I would really like to see where I went wrong trying to implement the random rows per employee. Thanks for your time and expertise. I await your response
June 26, 2020 - 3:21 pm UTC
For academic purposes can you please explain why my solution was not modified? Was there a problem with the solution I provided.
Two reasons:
- Isolating the example to what you're asking for (repeat each employee's row a random number of times beween N-M) makes it easier to show and explain what's going on. This makes the question more valuable to other users of this site. Including this in your example should be relatively easy (no need to "reinvent the wheel").
- I'm not entirely clear where exactly in your code you're expecting this N row generation to go!
Paul, June 26, 2020 - 3:54 pm UTC
Your solution seemed to work fine. I tried creating a cartesian product between employee and locations table and was unable to get that to work so I could not go any further and create a random date.
I thought I was almost there with what I provided in my test case and was curious where it fell short.
June 26, 2020 - 4:55 pm UTC
I need some context about what you're trying to achieve here.
Start from the beginning: what exactly are you hoping to be in each table after inserting the data?
Paul, June 26, 2020 - 5:45 pm UTC
For every employee in this case (50) I want a random number (1-20) rows. For each one of those rows I want to associate a random location_id from the locations table along with a random date MMDDYYYY HH24:MI:SS format from sysdate- sysdate+2.
In your example, I was unable to incorporate the locations record and the random date.
I took another approach using the code below, which appears to work fine but I suspect less efficient as your solution.
In an effort to better myself I was trying to understand the shortcomings of my original solution.
Having said that and the risk of not going too far off a tangent I recently sawcchris Sexton video on joins and was wondering if my new solution is a candidate for hash joins.
SELECT e_id, card_num, l_id,
trunc(sysdate) + dbms_random.value (0, 2) + dbms_random.value (0, .75)
FROM (
SELECT employee_id AS e_id, row_number() OVER (ORDER BY dbms_random.value) AS rn, card_num
FROM employees
) x
JOIN (SELECT location_id AS l_id, row_number() OVER (ORDER BY dbms_random.value) AS rn FROM locations) y USING (rn);
June 29, 2020 - 12:59 pm UTC
You're not getting a random number of rows per employee though - just one.

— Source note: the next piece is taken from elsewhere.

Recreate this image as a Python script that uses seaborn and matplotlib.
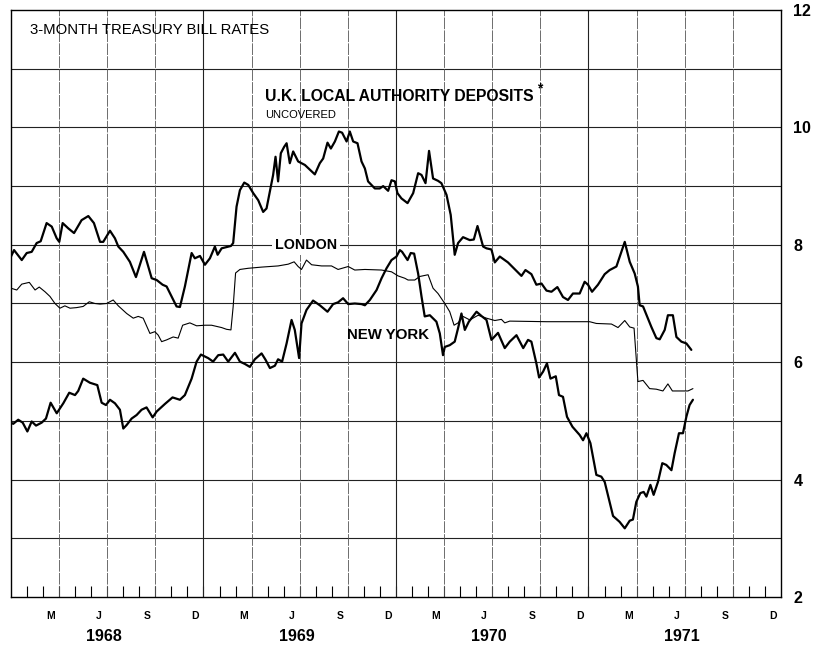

So what are you looking for?
ONE row per employee linked to a random location?
or
1 - 20 rows for per employee, each of which are joined to a (different?) random location?
or
something else?
I recently saw Chris Sexton video on joins
You mean Chris Saxon? As in me? ;)
my new solution is a candidate for hash joins
The optimizer decides whether to use hash/nested loops/merge join.
Adding more details
Paul, June 29, 2020 - 1:08 pm UTC
It's been worked out. Thanks for your time
INSERT into access_history
(employee_id,
card_num,
location_id,
access_date,
processed)
WITH
emp AS (SELECT e.employee_id, e.card_num, ROWNUM rn FROM employees SAMPLE (99.999) e),
numbers AS (SELECT dbms_random.value(1,25) val, ROWNUM rn
FROM dual CONNECT BY LEVEL <= (SELECT COUNT(*) FROM emp)),
emps AS (SELECT e.employee_id, e.card_num, ROWNUM rn
, (SELECT val FROM numbers n WHERE n.rn = e.rn) nop
FROM emp e,
TABLE(CAST(MULTISET(
SELECT LEVEL lvl FROM dual
CONNECT BY LEVEL <= (SELECT val FROM numbers n WHERE n.rn = e.rn))
AS sys.odciNumberList))),
loc0 AS (SELECT location_id,
ROW_NUMBER() OVER (ORDER BY dbms_random.value) rn,
COUNT(*) OVER() cnt
FROM locations),
loc AS (SELECT TRUNC(dbms_random.value(1,m.cnt)) loc_row, ROWNUM rn
FROM (SELECT 1, cnt FROM loc0 WHERE ROWNUM = 1) m
CONNECT BY LEVEL <= (SELECT COUNT(*) FROM emps))
SELECT e.employee_id, e.card_num, l0.location_id, trunc (sysdate) + dbms_random.value (0, 2.75), 0
FROM emps e, loc l, loc0 l0
WHERE e.rn = l.rn
AND l.loc_row = l0.rn;
June 29, 2020 - 2:36 pm UTC
OK, I'm pretty sure you can simplify that though...